● YOUR GOAL: Quote the listing in full, exactly as given, minus any pictures.

● GIVEN MATERIAL:
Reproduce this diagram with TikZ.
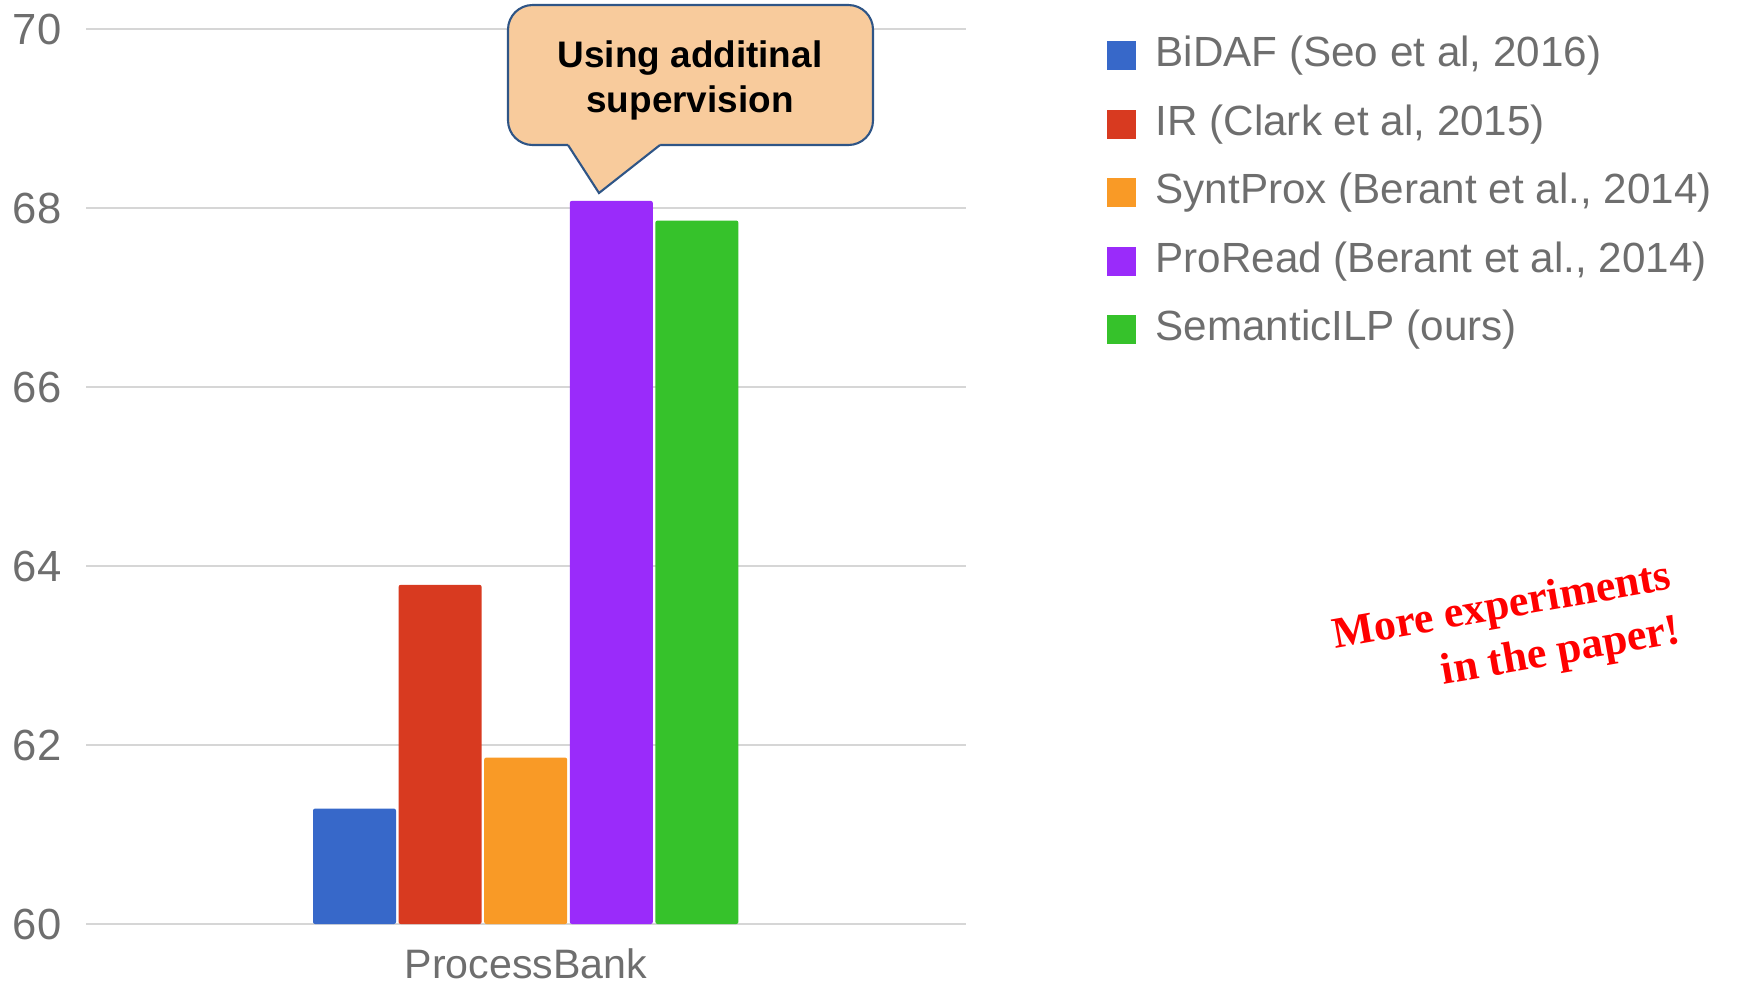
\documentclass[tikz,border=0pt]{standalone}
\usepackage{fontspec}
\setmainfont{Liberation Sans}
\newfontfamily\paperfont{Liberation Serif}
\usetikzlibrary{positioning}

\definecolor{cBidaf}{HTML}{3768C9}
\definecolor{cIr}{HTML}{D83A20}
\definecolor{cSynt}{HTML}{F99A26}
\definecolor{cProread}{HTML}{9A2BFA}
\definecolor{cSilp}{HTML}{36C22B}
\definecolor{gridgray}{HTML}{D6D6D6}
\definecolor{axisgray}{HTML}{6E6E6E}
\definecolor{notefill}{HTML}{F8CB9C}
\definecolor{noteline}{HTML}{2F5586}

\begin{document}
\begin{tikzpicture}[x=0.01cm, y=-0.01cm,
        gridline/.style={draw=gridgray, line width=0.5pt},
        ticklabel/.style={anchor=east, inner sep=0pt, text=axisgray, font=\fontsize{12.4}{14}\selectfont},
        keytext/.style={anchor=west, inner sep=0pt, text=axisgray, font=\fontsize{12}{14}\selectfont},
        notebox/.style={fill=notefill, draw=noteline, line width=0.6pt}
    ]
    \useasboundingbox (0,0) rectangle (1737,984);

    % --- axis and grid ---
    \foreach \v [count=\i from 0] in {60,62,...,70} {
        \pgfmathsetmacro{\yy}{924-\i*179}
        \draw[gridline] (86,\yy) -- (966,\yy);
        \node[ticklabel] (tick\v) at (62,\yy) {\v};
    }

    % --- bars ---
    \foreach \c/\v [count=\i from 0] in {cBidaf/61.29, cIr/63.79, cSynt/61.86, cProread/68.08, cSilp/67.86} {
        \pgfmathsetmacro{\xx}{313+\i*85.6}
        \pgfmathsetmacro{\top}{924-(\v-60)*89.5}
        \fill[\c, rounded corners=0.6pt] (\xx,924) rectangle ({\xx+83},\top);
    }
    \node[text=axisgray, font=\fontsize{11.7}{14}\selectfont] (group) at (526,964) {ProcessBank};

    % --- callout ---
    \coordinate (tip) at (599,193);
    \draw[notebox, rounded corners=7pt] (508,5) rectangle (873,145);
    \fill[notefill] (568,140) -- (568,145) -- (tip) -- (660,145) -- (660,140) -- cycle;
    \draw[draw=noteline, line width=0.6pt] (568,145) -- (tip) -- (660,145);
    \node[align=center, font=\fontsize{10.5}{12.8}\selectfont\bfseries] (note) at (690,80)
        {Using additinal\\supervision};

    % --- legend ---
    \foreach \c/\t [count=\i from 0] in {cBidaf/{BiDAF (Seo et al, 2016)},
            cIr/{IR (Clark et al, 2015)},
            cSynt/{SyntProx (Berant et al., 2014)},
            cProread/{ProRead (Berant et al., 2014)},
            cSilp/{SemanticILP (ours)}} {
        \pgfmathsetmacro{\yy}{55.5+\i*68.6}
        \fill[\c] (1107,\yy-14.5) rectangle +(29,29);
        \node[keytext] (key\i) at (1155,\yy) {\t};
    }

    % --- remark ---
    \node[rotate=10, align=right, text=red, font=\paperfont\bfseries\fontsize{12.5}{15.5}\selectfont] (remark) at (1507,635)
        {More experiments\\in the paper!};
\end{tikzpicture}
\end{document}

● SOLUTION TO THIS PROBLEM:
Reproduce this diagram with TikZ.
\documentclass[tikz,border=0pt]{standalone}
\usepackage{fontspec}
\setmainfont{Liberation Sans}
\newfontfamily\paperfont{Liberation Serif}
\usetikzlibrary{positioning}

\definecolor{cBidaf}{HTML}{3768C9}
\definecolor{cIr}{HTML}{D83A20}
\definecolor{cSynt}{HTML}{F99A26}
\definecolor{cProread}{HTML}{9A2BFA}
\definecolor{cSilp}{HTML}{36C22B}
\definecolor{gridgray}{HTML}{D6D6D6}
\definecolor{axisgray}{HTML}{6E6E6E}
\definecolor{notefill}{HTML}{F8CB9C}
\definecolor{noteline}{HTML}{2F5586}

\begin{document}
\begin{tikzpicture}[x=0.01cm, y=-0.01cm,
        gridline/.style={draw=gridgray, line width=0.5pt},
        ticklabel/.style={anchor=east, inner sep=0pt, text=axisgray, font=\fontsize{12.4}{14}\selectfont},
        keytext/.style={anchor=west, inner sep=0pt, text=axisgray, font=\fontsize{12}{14}\selectfont},
        notebox/.style={fill=notefill, draw=noteline, line width=0.6pt}
    ]
    \useasboundingbox (0,0) rectangle (1737,984);

    % --- axis and grid ---
    \foreach \v [count=\i from 0] in {60,62,...,70} {
        \pgfmathsetmacro{\yy}{924-\i*179}
        \draw[gridline] (86,\yy) -- (966,\yy);
        \node[ticklabel] (tick\v) at (62,\yy) {\v};
    }

    % --- bars ---
    \foreach \c/\v [count=\i from 0] in {cBidaf/61.29, cIr/63.79, cSynt/61.86, cProread/68.08, cSilp/67.86} {
        \pgfmathsetmacro{\xx}{313+\i*85.6}
        \pgfmathsetmacro{\top}{924-(\v-60)*89.5}
        \fill[\c, rounded corners=0.6pt] (\xx,924) rectangle ({\xx+83},\top);
    }
    \node[text=axisgray, font=\fontsize{11.7}{14}\selectfont] (group) at (526,964) {ProcessBank};

    % --- callout ---
    \coordinate (tip) at (599,193);
    \draw[notebox, rounded corners=7pt] (508,5) rectangle (873,145);
    \fill[notefill] (568,140) -- (568,145) -- (tip) -- (660,145) -- (660,140) -- cycle;
    \draw[draw=noteline, line width=0.6pt] (568,145) -- (tip) -- (660,145);
    \node[align=center, font=\fontsize{10.5}{12.8}\selectfont\bfseries] (note) at (690,80)
        {Using additinal\\supervision};

    % --- legend ---
    \foreach \c/\t [count=\i from 0] in {cBidaf/{BiDAF (Seo et al, 2016)},
            cIr/{IR (Clark et al, 2015)},
            cSynt/{SyntProx (Berant et al., 2014)},
            cProread/{ProRead (Berant et al., 2014)},
            cSilp/{SemanticILP (ours)}} {
        \pgfmathsetmacro{\yy}{55.5+\i*68.6}
        \fill[\c] (1107,\yy-14.5) rectangle +(29,29);
        \node[keytext] (key\i) at (1155,\yy) {\t};
    }

    % --- remark ---
    \node[rotate=10, align=right, text=red, font=\paperfont\bfseries\fontsize{12.5}{15.5}\selectfont] (remark) at (1507,635)
        {More experiments\\in the paper!};
\end{tikzpicture}
\end{document}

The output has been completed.